Every company has a corporate culture, whether they know it or not. The culture comes down to how people work together within the organization to get things done and affects nearly every aspect of the organization. Companies have two choices: let the culture form itself, or choose to shape it into something else.
Companies with the best and most successful cultures almost always put effort into making the culture what they want it to be. That conscious effort to create a cohesive environment tends to lead to more success and a strong competitive advantage. Think about it like an equation, says Hal Halladay, the Chief People Officer at Infusionsoft: Happy employees = Happy customers = Happy shareholders. It all starts with employees who are engaged and inspired to work hard and contribute to the success of the company. As people start to be more accountable for their work because they are passionate and excited about it, the quality of work starts to increase, which leads to overall success for the company and a competitive advantage. When employees are engaged and encouraged to collaborate at work, they tend to be more energized and are happier to come to work. That optimism leads to high morale and strong results.
When put in those terms, it makes sense that every company would want a good corporate culture--why wouldn't you do something that builds up employees and contributes to the company's bottom line? But actually building a strong culture is often easier said than done. Here are a few principles of how to define and develop a strong culture:
First, it starts with defining what you want the culture to be. This often happens by having a strong goal and purpose for the organization. The goal should be the driving force behind all the work you do and something that resonates with employees. Some companies go further to develop a list of core values that embody what the company represents. At Infusionsoft, there are nine core values, including practicing open, real communication, facing challenges with optimism, constantly improving, and doing the right thing. These values put actions behind the goal and help every employee and future employee know what is expected of them and how they should make their business decisions.
A big part of culture is hiring the right people. With the core values in mind, managers can look for potential employees who encapsulate the mission of the organization and who are excited to live by the values. The more employees who are on board with the mission, the more the culture will grow and lead to a stronger competitive advantage. People who live by the company's goals and core values thrive at an organization, so that is who managers should try to hire. Throughout the entire process, employees should be very involved and be encouraged to provide feedback and ideas.

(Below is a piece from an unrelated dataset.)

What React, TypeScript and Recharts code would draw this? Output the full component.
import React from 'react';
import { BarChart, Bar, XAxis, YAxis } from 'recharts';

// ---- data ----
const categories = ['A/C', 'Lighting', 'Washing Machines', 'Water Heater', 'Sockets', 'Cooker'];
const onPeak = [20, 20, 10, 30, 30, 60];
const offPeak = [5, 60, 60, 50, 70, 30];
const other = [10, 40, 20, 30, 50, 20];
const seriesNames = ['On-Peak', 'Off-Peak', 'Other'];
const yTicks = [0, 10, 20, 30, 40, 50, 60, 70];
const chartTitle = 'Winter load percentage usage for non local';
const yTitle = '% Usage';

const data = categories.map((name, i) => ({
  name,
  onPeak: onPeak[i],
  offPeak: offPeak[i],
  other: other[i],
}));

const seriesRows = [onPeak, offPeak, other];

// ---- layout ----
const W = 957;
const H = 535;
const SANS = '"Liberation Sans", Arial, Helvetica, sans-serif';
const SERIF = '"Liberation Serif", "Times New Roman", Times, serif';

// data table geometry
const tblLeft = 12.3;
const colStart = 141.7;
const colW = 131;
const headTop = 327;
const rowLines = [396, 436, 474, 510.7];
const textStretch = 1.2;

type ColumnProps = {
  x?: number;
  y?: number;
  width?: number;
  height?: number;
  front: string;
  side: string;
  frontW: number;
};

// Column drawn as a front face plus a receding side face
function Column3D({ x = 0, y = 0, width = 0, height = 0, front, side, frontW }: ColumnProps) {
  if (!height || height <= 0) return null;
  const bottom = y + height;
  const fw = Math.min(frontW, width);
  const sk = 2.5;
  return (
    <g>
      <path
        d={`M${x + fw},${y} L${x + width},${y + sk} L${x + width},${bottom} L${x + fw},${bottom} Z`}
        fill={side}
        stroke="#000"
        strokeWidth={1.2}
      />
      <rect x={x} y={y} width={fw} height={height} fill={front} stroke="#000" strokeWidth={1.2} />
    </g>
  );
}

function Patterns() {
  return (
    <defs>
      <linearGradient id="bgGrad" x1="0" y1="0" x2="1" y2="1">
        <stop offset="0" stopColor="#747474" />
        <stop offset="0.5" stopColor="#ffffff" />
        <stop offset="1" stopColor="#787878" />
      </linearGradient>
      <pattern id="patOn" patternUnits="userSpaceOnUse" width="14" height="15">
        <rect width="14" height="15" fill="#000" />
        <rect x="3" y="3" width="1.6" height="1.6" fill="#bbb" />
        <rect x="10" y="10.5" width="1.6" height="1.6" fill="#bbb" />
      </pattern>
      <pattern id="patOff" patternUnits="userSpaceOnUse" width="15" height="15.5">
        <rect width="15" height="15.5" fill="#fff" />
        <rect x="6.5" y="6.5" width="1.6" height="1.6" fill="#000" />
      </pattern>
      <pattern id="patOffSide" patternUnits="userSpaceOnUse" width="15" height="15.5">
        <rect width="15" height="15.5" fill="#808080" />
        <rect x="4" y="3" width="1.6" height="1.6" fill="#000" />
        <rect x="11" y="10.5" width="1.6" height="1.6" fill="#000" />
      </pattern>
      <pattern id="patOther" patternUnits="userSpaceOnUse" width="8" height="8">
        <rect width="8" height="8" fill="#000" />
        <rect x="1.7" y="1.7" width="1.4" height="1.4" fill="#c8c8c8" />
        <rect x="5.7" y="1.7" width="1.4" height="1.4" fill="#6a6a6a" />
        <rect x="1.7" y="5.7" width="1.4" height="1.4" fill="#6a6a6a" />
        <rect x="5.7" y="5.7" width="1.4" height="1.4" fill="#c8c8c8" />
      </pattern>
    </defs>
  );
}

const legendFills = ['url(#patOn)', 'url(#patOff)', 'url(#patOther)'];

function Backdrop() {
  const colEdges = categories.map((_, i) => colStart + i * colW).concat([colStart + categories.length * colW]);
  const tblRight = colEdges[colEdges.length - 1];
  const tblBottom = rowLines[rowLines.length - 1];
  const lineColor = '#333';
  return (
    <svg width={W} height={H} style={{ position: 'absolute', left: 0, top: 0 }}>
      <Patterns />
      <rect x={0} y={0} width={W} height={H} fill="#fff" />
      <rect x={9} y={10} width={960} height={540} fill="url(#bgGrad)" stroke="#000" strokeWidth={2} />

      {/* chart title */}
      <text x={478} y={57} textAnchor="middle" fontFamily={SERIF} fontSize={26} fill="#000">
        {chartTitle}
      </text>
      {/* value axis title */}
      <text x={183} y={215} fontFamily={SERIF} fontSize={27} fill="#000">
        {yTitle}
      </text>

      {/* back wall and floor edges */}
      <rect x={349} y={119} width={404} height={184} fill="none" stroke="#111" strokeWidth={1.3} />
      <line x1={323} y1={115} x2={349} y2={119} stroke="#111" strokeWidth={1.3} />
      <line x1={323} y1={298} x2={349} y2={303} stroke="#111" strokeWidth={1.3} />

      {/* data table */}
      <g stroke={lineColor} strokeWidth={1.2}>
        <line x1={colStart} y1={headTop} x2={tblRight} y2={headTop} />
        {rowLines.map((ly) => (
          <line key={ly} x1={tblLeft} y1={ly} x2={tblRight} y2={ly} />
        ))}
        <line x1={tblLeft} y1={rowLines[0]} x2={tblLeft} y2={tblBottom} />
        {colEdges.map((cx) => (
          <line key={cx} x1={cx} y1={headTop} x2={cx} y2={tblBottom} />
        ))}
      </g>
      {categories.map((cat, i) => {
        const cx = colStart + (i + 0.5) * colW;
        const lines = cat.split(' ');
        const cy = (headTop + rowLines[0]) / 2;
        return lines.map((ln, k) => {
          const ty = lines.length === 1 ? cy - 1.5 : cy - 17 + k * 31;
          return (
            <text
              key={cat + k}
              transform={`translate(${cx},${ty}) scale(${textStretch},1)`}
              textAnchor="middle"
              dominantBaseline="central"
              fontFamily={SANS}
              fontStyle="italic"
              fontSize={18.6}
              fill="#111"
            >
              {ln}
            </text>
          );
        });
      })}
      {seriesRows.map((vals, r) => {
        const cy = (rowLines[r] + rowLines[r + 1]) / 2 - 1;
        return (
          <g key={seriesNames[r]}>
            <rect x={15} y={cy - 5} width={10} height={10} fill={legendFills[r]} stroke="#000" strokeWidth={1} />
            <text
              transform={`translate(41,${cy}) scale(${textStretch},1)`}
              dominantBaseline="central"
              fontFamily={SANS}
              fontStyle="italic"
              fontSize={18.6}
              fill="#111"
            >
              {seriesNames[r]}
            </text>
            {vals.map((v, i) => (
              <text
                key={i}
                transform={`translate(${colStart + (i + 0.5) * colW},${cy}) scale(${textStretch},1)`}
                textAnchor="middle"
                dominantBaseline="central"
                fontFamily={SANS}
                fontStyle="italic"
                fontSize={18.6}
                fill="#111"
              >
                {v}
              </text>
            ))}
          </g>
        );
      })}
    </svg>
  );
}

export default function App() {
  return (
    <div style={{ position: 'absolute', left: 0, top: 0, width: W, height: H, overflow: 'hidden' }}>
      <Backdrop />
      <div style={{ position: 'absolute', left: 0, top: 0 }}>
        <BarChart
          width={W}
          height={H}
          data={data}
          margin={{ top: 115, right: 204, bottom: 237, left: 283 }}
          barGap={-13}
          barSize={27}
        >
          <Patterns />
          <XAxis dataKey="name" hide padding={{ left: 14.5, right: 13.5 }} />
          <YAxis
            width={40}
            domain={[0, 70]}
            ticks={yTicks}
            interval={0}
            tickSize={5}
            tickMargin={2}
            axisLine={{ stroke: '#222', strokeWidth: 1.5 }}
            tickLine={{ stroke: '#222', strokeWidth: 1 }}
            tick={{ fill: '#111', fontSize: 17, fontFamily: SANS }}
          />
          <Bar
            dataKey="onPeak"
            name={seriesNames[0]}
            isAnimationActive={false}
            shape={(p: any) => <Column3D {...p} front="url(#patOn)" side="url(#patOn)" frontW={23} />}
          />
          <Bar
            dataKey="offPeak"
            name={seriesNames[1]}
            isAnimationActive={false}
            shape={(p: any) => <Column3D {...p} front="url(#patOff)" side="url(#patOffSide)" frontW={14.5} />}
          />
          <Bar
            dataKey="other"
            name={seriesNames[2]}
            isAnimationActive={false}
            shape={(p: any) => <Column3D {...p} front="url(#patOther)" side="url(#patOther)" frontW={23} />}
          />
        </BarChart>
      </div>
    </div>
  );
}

Some companies build their cultures around perks like free lunches and yoga; while those perks can be great for employee morale and contribute to the overall success of the company, Hal encourages organizations to also consider more meaningful perks and benefits for employees. Those could include things like wellness packages, strong benefits, and areas to work and collaborate. At Infusionsoft, it also includes a Dream Manager, or a full-time employee who works with employees to help them reach their dreams, whether they are personal or professional. As employees work to tackle their fears and try new things, they are invigorated in all aspects of their lives, which comes back to creating a stronger work environment.
Culture may look different at every organization, but when done correctly and nurtured, it can create a positive environment that encourages employees to do their best work. The competitive advantage that comes from culture can't be overstated, and building a strong culture can be one of the best things you can do for your company.